▶ Exercise prompt
Begin with the first line and repeat exactly through the line containing "plt.rcParams['font.family'] = ['Liberation"; leave every image out.

════════════════════

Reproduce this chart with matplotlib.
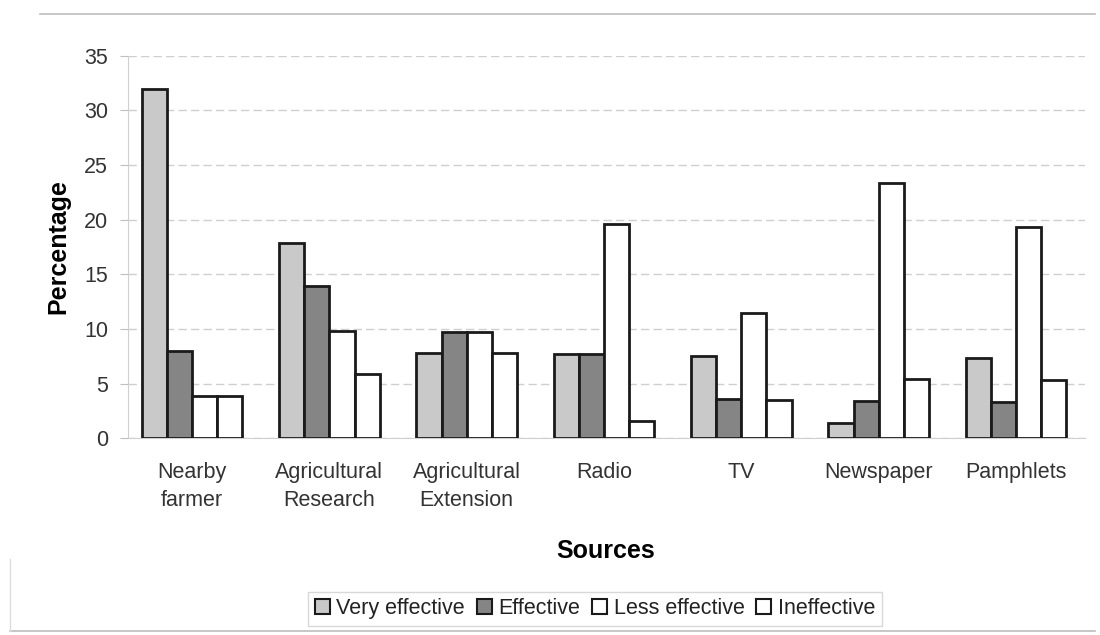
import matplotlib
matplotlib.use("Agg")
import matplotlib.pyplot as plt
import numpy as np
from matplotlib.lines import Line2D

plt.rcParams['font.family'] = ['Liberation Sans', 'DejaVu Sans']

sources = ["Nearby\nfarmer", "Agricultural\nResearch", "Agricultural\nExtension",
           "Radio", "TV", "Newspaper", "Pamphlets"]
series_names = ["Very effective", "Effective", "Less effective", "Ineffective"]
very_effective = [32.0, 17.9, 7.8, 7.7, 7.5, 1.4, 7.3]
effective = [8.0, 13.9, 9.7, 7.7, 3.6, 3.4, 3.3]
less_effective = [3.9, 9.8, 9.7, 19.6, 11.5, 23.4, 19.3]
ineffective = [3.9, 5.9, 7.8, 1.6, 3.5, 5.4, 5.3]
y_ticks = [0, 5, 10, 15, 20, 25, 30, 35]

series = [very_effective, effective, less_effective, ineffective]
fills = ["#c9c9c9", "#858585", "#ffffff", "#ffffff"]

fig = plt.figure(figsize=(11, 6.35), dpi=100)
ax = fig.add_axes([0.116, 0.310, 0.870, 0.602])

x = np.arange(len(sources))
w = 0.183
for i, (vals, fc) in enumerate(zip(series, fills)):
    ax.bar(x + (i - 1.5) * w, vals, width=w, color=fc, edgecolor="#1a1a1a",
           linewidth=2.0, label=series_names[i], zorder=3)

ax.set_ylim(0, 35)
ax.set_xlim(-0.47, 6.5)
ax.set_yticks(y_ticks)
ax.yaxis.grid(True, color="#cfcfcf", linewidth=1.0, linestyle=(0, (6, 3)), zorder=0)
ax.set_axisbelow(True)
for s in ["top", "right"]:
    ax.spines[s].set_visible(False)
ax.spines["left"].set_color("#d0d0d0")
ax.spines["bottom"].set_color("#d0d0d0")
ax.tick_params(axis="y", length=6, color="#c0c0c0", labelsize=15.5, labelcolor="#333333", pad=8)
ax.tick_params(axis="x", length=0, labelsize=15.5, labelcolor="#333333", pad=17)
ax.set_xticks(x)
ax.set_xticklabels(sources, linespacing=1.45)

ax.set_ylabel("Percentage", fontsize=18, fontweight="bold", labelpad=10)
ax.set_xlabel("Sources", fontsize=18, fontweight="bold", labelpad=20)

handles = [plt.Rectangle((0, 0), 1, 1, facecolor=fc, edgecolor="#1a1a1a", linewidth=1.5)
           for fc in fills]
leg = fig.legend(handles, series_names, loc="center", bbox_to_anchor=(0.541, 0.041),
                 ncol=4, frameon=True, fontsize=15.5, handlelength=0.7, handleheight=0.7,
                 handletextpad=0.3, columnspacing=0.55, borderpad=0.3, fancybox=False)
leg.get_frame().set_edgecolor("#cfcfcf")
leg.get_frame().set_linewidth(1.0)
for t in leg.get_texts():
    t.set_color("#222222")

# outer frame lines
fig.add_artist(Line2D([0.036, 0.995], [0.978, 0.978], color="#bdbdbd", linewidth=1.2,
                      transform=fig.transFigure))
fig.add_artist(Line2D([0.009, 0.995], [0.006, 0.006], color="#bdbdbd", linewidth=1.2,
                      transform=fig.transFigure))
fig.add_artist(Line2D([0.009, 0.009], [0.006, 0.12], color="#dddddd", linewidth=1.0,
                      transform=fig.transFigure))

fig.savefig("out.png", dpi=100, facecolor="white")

════════════════════

▶ Solution for this exercise
Reproduce this chart with matplotlib.
import matplotlib
matplotlib.use("Agg")
import matplotlib.pyplot as plt
import numpy as np
from matplotlib.lines import Line2D

plt.rcParams['font.family'] = ['Liberation Sans', 'DejaVu Sans']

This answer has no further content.